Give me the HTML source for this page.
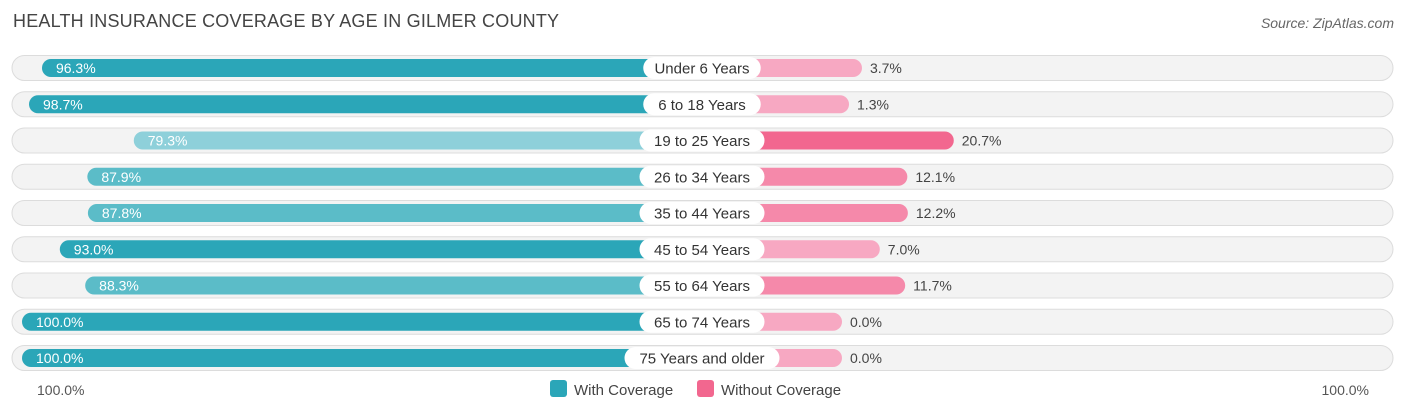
<!DOCTYPE html>
<html><head><meta charset="utf-8"><style>
body{margin:0;width:1406px;height:414px;background:#fff;font-family:"Liberation Sans",sans-serif;overflow:hidden}
.title{position:absolute;left:13px;top:11px;font-size:18px;color:#444;letter-spacing:0.2px}
.src{position:absolute;right:12px;top:15px;font-size:14px;color:#666;font-style:italic}
</style></head><body>
<div class="title">HEALTH INSURANCE COVERAGE BY AGE IN GILMER COUNTY</div>
<div class="src">Source: ZipAtlas.com</div>
<svg id="chart" width="1406" height="414" style="position:absolute;left:0;top:0"></svg>
<script>
const categories=["Under 6 Years","6 to 18 Years","19 to 25 Years","26 to 34 Years","35 to 44 Years","45 to 54 Years","55 to 64 Years","65 to 74 Years","75 Years and older"];
const withCov=[96.3,98.7,79.3,87.9,87.8,93.0,88.3,100.0,100.0];
const withoutCov=[3.7,1.3,20.7,12.1,12.2,7.0,11.7,0.0,0.0];
const axisLabels=["100.0%","100.0%"];
const NS="http://www.w3.org/2000/svg";
const svg=document.getElementById('chart');
const cx=702,base=140,k=5.4,y0=68,dy=36.25,bh=18;
function w(v){return base+v*k;}
function y(i){return y0+i*dy;}
function mk(t,a,p){const e=document.createElementNS(NS,t);for(const key in a)e.setAttribute(key,a[key]);(p||svg).appendChild(e);return e;}
function tealC(v){return v>=93?'#2ba6b8':(v>=85?'#5bbcc8':'#8ed0da');}
function pinkC(v){return v>=18?'#f2678f':(v>=10?'#f589aa':'#f7a8c2');}
categories.forEach((c,i)=>{
  const g=mk('g',{});
  
  
  const bg=mk('rect',{x:12,y:y(i)-12.5,width:1381,height:25,rx:12.5,fill:'#f3f3f3',stroke:'#dcdcdc','stroke-width':1},g);
  
  
  const lw=w(withCov[i]);
  const b1=mk('rect',{x:cx-lw,y:y(i)-bh/2,width:lw,height:bh,rx:9,fill:tealC(withCov[i])},g);
  
  
  const rw=w(withoutCov[i]);
  const b2=mk('rect',{x:cx,y:y(i)-bh/2,width:rw,height:bh,rx:9,fill:pinkC(withoutCov[i])},g);
  
  
  const t1=mk('text',{x:cx-lw+14,y:y(i)+5,'font-size':14,fill:'#fff'},g);
  t1.textContent=withCov[i].toFixed(1)+'%';
  
  
  const t2=mk('text',{x:cx+rw+8,y:y(i)+5,'font-size':14,fill:'#444'},g);
  t2.textContent=withoutCov[i].toFixed(1)+'%';
  
  
  const tw=c.length*7.5+20;
  const pill=mk('rect',{x:cx-tw/2,y:y(i)-11,width:tw,height:22,rx:11,fill:'#fff'},g);
  
  
  const lab=mk('text',{x:cx,y:y(i)+5.5,'font-size':15,fill:'#333','text-anchor':'middle'},g);
  lab.textContent=c;
  
  
});
const a1=mk('text',{x:37,y:395,'font-size':14,fill:'#555'});a1.textContent=axisLabels[0];


const a2=mk('text',{x:1369,y:395,'font-size':14,fill:'#555','text-anchor':'end'});a2.textContent=axisLabels[1];


const l1=mk('rect',{x:550,y:380,width:17,height:17,rx:3,fill:'#2ba6b8'});


const lt1=mk('text',{x:574,y:395,'font-size':15,fill:'#444'});lt1.textContent='With Coverage';


const l2=mk('rect',{x:697,y:380,width:17,height:17,rx:3,fill:'#f2678f'});


const lt2=mk('text',{x:721,y:395,'font-size':15,fill:'#444'});lt2.textContent='Without Coverage';


</script>
</body></html>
·····
EXERCISE → Keep the pictures out of the copy and return the rest of the data above exactly.

COMPLETE OUTPUT →
Give me the HTML source for this page.
<!DOCTYPE html>
<html><head><meta charset="utf-8"><style>
body{margin:0;width:1406px;height:414px;background:#fff;font-family:"Liberation Sans",sans-serif;overflow:hidden}
.title{position:absolute;left:13px;top:11px;font-size:18px;color:#444;letter-spacing:0.2px}
.src{position:absolute;right:12px;top:15px;font-size:14px;color:#666;font-style:italic}
</style></head><body>
<div class="title">HEALTH INSURANCE COVERAGE BY AGE IN GILMER COUNTY</div>
<div class="src">Source: ZipAtlas.com</div>
<svg id="chart" width="1406" height="414" style="position:absolute;left:0;top:0"></svg>
<script>
const categories=["Under 6 Years","6 to 18 Years","19 to 25 Years","26 to 34 Years","35 to 44 Years","45 to 54 Years","55 to 64 Years","65 to 74 Years","75 Years and older"];
const withCov=[96.3,98.7,79.3,87.9,87.8,93.0,88.3,100.0,100.0];
const withoutCov=[3.7,1.3,20.7,12.1,12.2,7.0,11.7,0.0,0.0];
const axisLabels=["100.0%","100.0%"];
const NS="http://www.w3.org/2000/svg";
const svg=document.getElementById('chart');
const cx=702,base=140,k=5.4,y0=68,dy=36.25,bh=18;
function w(v){return base+v*k;}
function y(i){return y0+i*dy;}
function mk(t,a,p){const e=document.createElementNS(NS,t);for(const key in a)e.setAttribute(key,a[key]);(p||svg).appendChild(e);return e;}
function tealC(v){return v>=93?'#2ba6b8':(v>=85?'#5bbcc8':'#8ed0da');}
function pinkC(v){return v>=18?'#f2678f':(v>=10?'#f589aa':'#f7a8c2');}
categories.forEach((c,i)=>{
  const g=mk('g',{});
  
  
  const bg=mk('rect',{x:12,y:y(i)-12.5,width:1381,height:25,rx:12.5,fill:'#f3f3f3',stroke:'#dcdcdc','stroke-width':1},g);
  
  
  const lw=w(withCov[i]);
  const b1=mk('rect',{x:cx-lw,y:y(i)-bh/2,width:lw,height:bh,rx:9,fill:tealC(withCov[i])},g);
  
  
  const rw=w(withoutCov[i]);
  const b2=mk('rect',{x:cx,y:y(i)-bh/2,width:rw,height:bh,rx:9,fill:pinkC(withoutCov[i])},g);
  
  
  const t1=mk('text',{x:cx-lw+14,y:y(i)+5,'font-size':14,fill:'#fff'},g);
  t1.textContent=withCov[i].toFixed(1)+'%';
  
  
  const t2=mk('text',{x:cx+rw+8,y:y(i)+5,'font-size':14,fill:'#444'},g);
  t2.textContent=withoutCov[i].toFixed(1)+'%';
  
  
  const tw=c.length*7.5+20;
  const pill=mk('rect',{x:cx-tw/2,y:y(i)-11,width:tw,height:22,rx:11,fill:'#fff'},g);
  
  
  const lab=mk('text',{x:cx,y:y(i)+5.5,'font-size':15,fill:'#333','text-anchor':'middle'},g);
  lab.textContent=c;
  
  
});
const a1=mk('text',{x:37,y:395,'font-size':14,fill:'#555'});a1.textContent=axisLabels[0];


const a2=mk('text',{x:1369,y:395,'font-size':14,fill:'#555','text-anchor':'end'});a2.textContent=axisLabels[1];


const l1=mk('rect',{x:550,y:380,width:17,height:17,rx:3,fill:'#2ba6b8'});


const lt1=mk('text',{x:574,y:395,'font-size':15,fill:'#444'});lt1.textContent='With Coverage';


const l2=mk('rect',{x:697,y:380,width:17,height:17,rx:3,fill:'#f2678f'});


const lt2=mk('text',{x:721,y:395,'font-size':15,fill:'#444'});lt2.textContent='Without Coverage';


</script>
</body></html>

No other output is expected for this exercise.